Inside Building 801 at the Boeing facility in Long Beach, California, there’s no shortage of big brains and high-tech marvels. That’s where the company is busy designing military aircraft such as the C17 “Globemaster III” transport plane for the U.S. Air Force.
The building houses a wide variety of impressive technologies, some of which have nothing to do with aviation. In fact, one of the latest additions is a brand new lighting system designed by Boeing facility engineer Jeff Haberman.
Haberman wanted to retrofit Building 801 with automated lighting controls that would significantly reduce the facility’s overall energy needs. Specifically, he wanted three things:
* To add photocells for daylight harvesting in all the offices and areas around the perimeter of the building where windows were providing natural light
* To install occupancy sensors in all corridors, private offices, break rooms, and conference rooms
* To set up an automated scheduler to reduce light levels at specific times of day
In order to design the new system, Haberman identified three different technologies that could provide him with the capabilities he was looking for: 0–10V dimming, DALI dimming, and DCL technology from Universal Lighting Technologies.
The first two solutions would force Boeing to install new control wiring throughout the building—an expensive prospect. They would also require a separate control system designed specifically for lighting.
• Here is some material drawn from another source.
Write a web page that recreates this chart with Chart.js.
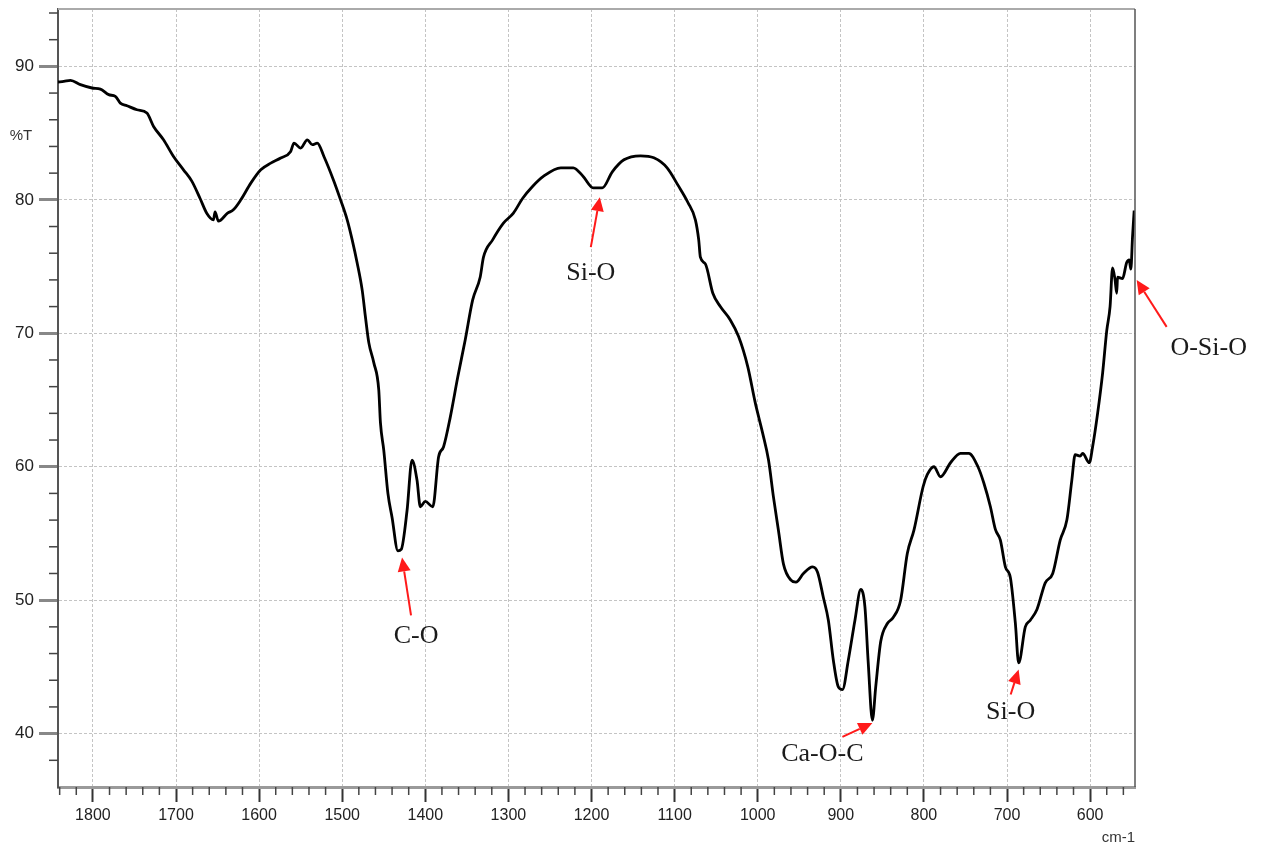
<!DOCTYPE html>
<html>
<head>
<meta charset="utf-8">
<script src="https://cdn.jsdelivr.net/npm/chart.js@4.4.1/dist/chart.umd.min.js"></script>
<style>
  html, body { margin: 0; padding: 0; background: #fff; }
  #wrap { width: 1261px; height: 857px; position: relative; }
</style>
</head>
<body>
<div id="wrap"><canvas id="ftir"></canvas></div>
<script>
// wavenumber (cm-1) and transmittance (%T)
var wavenumber = [1842,1835,1827,1815,1801,1791,1781,1773,1767,1759,1747,1735,1727,1715,1703,1691,1681,1671,1663,1655,1653,1649,1638,1631,1622,1610,1598,1586,1574,1562,1558,1550,1542,1536,1530,1522,1510,1502,1494,
  1488,1482,1476,1472,1468,1462,1456,1454,1450,1445,1440,1433,1429,1422,1416,1410,1406,1400,1391,1384,1378,1370,1361,1352,1343,1334,1330,1319,1306,1294,1283,1271,1258,1237,1222,1210,1198,1187,1175,1161,1141,1125,1109,1096,1084,1075,1071,1069,1063,1054,1045,1033,1023,1012,1003,994,987,981,975,969,
  960,954,945,934,928,921,915,909,903,898,891,883,876,871,867,862,858,852,844,837,828,820,812,801,796,788,780,768,756,746,735,728,720,714,708,702,696,690,686,678,672,664,654,645,636,628,622,618,612,609,601,597,591,585,580,576,573,570,568,567,561,556,553,551,549,547];
var transmittance = [88.83,88.87,88.95,88.63,88.38,88.3,87.88,87.75,87.25,87.05,86.75,86.5,85.5,84.5,83.25,82.25,81.4,80.1,79.0,78.5,79.1,78.4,79.0,79.25,80.0,81.25,82.25,82.75,83.13,83.63,84.25,83.88,84.5,84.13,84.25,83.25,81.4,80.0,78.5,
  77.0,75.27,73.25,71.2,69.3,67.8,65.75,63.3,61.25,58.0,56.2,53.7,53.8,56.7,60.5,59.0,57.0,57.4,57.0,60.75,61.5,63.7,66.7,69.5,72.5,74.2,75.7,77.0,78.25,79.0,80.1,81.0,81.75,82.4,82.4,81.75,80.9,80.9,82.1,83.0,83.3,83.15,82.4,81.1,79.8,78.5,77.0,75.7,75.2,73.0,72.0,71.0,69.75,67.5,64.8,62.5,60.5,57.7,55.2,52.7,
  51.5,51.35,52.0,52.5,52.1,50.2,48.5,45.5,43.5,43.3,45.5,48.5,50.8,49.5,45.3,41.0,43.5,46.9,48.25,48.7,50.0,53.5,55.25,58.5,59.4,60.0,59.25,60.3,61.0,61.0,60.0,58.8,57.0,55.3,54.5,52.5,51.7,48.3,45.3,48.0,48.5,49.3,51.3,52.0,54.5,56.0,59.0,60.9,60.8,61.0,60.3,61.5,64.0,67.0,70.2,72.0,74.9,74.0,73.0,74.2,74.1,75.3,75.5,74.8,77.2,79.2];

var xTicks = [600,700,800,900,1000,1100,1200,1300,1400,1500,1600,1700,1800];
var yTicks = [40,50,60,70,80,90];

// band labels and the point each arrow points at
var bandLabels = ['C-O','Si-O','Ca-O-C','Si-O','O-Si-O'];
var bandWn = [1428,1190,862,686,544];
var bandT = [53.2,80.2,40.8,44.8,74.0];

var points = wavenumber.map(function(w, i){ return {x: w, y: transmittance[i]}; });

// arrow tail / label offsets in pixels from the tip
var arrowOffsets = [
  {tx: 9,  ty: 58, lx: 14, ly: 79},
  {tx: -9, ty: 50, lx: -9, ly: 76},
  {tx: -30,ty: 14, lx: -50,ly: 31},
  {tx: -8, ty: 25, lx: -8, ly: 43},
  {tx: 30, ty: 47, lx: 72, ly: 68}
];

function drawArrow(ctx, x1, y1, x2, y2){
  var ang = Math.atan2(y2 - y1, x2 - x1);
  var hl = 14, hw = 6.5;
  var bx = x2 - Math.cos(ang) * hl, by = y2 - Math.sin(ang) * hl;
  ctx.beginPath();
  ctx.moveTo(x1, y1);
  ctx.lineTo(bx, by);
  ctx.stroke();
  ctx.beginPath();
  ctx.moveTo(x2, y2);
  ctx.lineTo(bx + Math.sin(ang) * hw, by - Math.cos(ang) * hw);
  ctx.lineTo(bx - Math.sin(ang) * hw, by + Math.cos(ang) * hw);
  ctx.closePath();
  ctx.fill();
}

var extras = {
  id: 'extras',
  afterDraw: function(chart){
    var ctx = chart.ctx, a = chart.chartArea;
    var xs = chart.scales.x, ys = chart.scales.y;
    ctx.save();
    // top and right frame
    ctx.lineWidth = 2;
    ctx.strokeStyle = '#aaaaaa';
    ctx.beginPath(); ctx.moveTo(a.left, a.top); ctx.lineTo(a.right, a.top); ctx.stroke();
    ctx.lineWidth = 1.5;
    ctx.strokeStyle = '#555555';
    ctx.beginPath(); ctx.moveTo(a.right, a.top); ctx.lineTo(a.right, a.bottom); ctx.stroke();

    // minor ticks
    ctx.strokeStyle = '#444';
    ctx.lineWidth = 1.5;
    for (var w = 560; w <= 1840; w += 20){
      if (w % 100 === 0) continue;
      var px = xs.getPixelForValue(w);
      ctx.beginPath(); ctx.moveTo(px, a.bottom); ctx.lineTo(px, a.bottom + 8); ctx.stroke();
    }
    for (var t = 38; t <= 94; t += 2){
      if (t % 10 === 0) continue;
      var py = ys.getPixelForValue(t);
      ctx.beginPath(); ctx.moveTo(a.left - 9, py); ctx.lineTo(a.left, py); ctx.stroke();
    }

    // axis titles
    ctx.fillStyle = '#333';
    ctx.font = '15px "Liberation Sans", Arial, sans-serif';
    ctx.textAlign = 'center';
    ctx.textBaseline = 'middle';
    ctx.fillText('%T', a.left - 37, ys.getPixelForValue(84.8));
    ctx.textAlign = 'right';
    ctx.fillText('cm-1', a.right, a.bottom + 51);

    // band annotations
    ctx.strokeStyle = '#ff1a1a';
    ctx.fillStyle = '#ff1a1a';
    ctx.lineWidth = 2;
    bandLabels.forEach(function(lbl, i){
      var x = xs.getPixelForValue(bandWn[i]), y = ys.getPixelForValue(bandT[i]);
      var o = arrowOffsets[i];
      drawArrow(ctx, x + o.tx, y + o.ty, x, y);
    });
    ctx.fillStyle = '#1a1a1a';
    ctx.font = '26px "Liberation Serif", "Times New Roman", serif';
    ctx.textAlign = 'center';
    bandLabels.forEach(function(lbl, i){
      var x = xs.getPixelForValue(bandWn[i]), y = ys.getPixelForValue(bandT[i]);
      var o = arrowOffsets[i];
      ctx.fillText(lbl, x + o.lx, y + o.ly);
    });
    ctx.restore();
  }
};

new Chart(document.getElementById('ftir'), {
  type: 'line',
  data: {
    datasets: [{
      data: points,
      borderColor: '#000',
      borderWidth: 2.8,
      pointRadius: 0,
      cubicInterpolationMode: 'monotone',
      fill: false
    }]
  },
  options: {
    responsive: true,
    maintainAspectRatio: false,
    animation: false,
    layout: { padding: { left: 0, right: 126, top: 9, bottom: 0 } },
    plugins: { legend: { display: false }, tooltip: { enabled: false } },
    scales: {
      x: {
        type: 'linear',
        reverse: true,
        min: 546,
        max: 1842,
        afterBuildTicks: function(s){ s.ticks = xTicks.map(function(v){ return {value: v}; }); },
        afterFit: function(s){ s.height = 70; s.paddingLeft = 0; s.paddingRight = 0; },
        grid: { color: '#c4c4c4', lineWidth: 1, tickColor: '#333', tickWidth: 2, tickLength: 15 },
        border: { color: '#9a9a9a', width: 3, dash: [3, 2] },
        ticks: { color: '#222', font: { family: 'Liberation Sans', size: 16 }, padding: 4, maxRotation: 0, autoSkip: false,
          callback: function(v){ return String(v); } }
      },
      y: {
        min: 36,
        max: 94.3,
        afterBuildTicks: function(s){ s.ticks = yTicks.map(function(v){ return {value: v}; }); },
        afterFit: function(s){ s.width = 58; s.paddingTop = 0; s.paddingBottom = 0; },
        grid: { color: '#c4c4c4', lineWidth: 1, tickColor: '#888', tickWidth: 3, tickLength: 19 },
        border: { color: '#555', width: 2, dash: [3, 2] },
        ticks: { color: '#222', font: { family: 'Liberation Sans', size: 17 }, padding: 5,
          callback: function(v){ return String(v); } }
      }
    }
  },
  plugins: [extras]
});
</script>
</body>
</html>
DCL, on the other hand, requires no additional control wiring. Instead, it communicates over the existing power circuits. Plus, DCL was fully compatible with the facility’s existing Building Management System (BMS).
As a result, the estimated cost of a DCL retrofit was 40% lower than either of the other two options—and only 5% more than the cost of a traditional lighting system! What’s more, the payback period for a DCL retrofit was less than 2.5 years, compared to approximately seven years for either of the other systems (including utility incentives).
As you might guess, Boeing selected the DCL solution. According to Haberman, DCL required 90% less wiring than other systems, 60% less hardware, and 70% less programming. And he calls the installation “a piece of cake.”
The entire installation took place in November and December of 2010. All told, 2,050 fixtures were replaced. Each new fixture contains either two or three 32-watt T8 lamps attached to high-efficiency DEMANDflex ballasts from Universal Lighting Technologies. Each DEMANDflex ballast was “tuned” during installation to the optimal light level (ballast factor) for its specific environment, helping to eliminate the common—and costly—problem of over-lighting. These ballasts are specifically designed for DCL technology in order to communicate with the BMS at the circuit level.
Every night, the BMS signals the ballasts to cut power by 50% at 6 p.m. while the cleaning crew is in the building. At 7 p.m., the lights turn off. Of course, anyone still working in the building has the ability to override these commands and temporarily keep the lights on in his/her area. This can be done from any desktop computer or from a password-protected touchscreen display near the elevators on each floor. In addition, occupancy sensors reduce power levels to 34% in each office or common area when they detect that these spaces are unoccupied. And photocells automatically reduce unnecessary artificial light in areas near windows whenever they detect sunlight.
Haberman calls the control system “pretty darned simple” and reports that employee reaction has been “very positive.” And the results are outstanding: “We’ve seen a nearly 60% reduction in energy use for lighting,” said Haberman.
In real-world numbers, the lighting system in Building 801 previously required 950,000 kWh per year. The number now is approximately 400,000 kWh per year. That amounts to a 57% reduction in energy costs for lighting alone, or a 15% reduction in the building’s overall energy needs. “It works great,” said Haberman. “No other system comes close.”
As if that’s not impressive enough, Boeing also participates in a Demand Response Program with its local utility. This allows the utility to automatically reduce power to Building 801’s lighting system by 30% whenever the local power grid is near capacity. Not only does Boeing reduce its energy by 15.8 cents for every 1 kWh it saves through this program, but the utility provides Boeing with a $3 incentive for every 1 kWh saved as well.
How easy is it to reduce energy consumption and monthly power bills with DCL? According to Haberman, “Basically, it’s bulletproof.”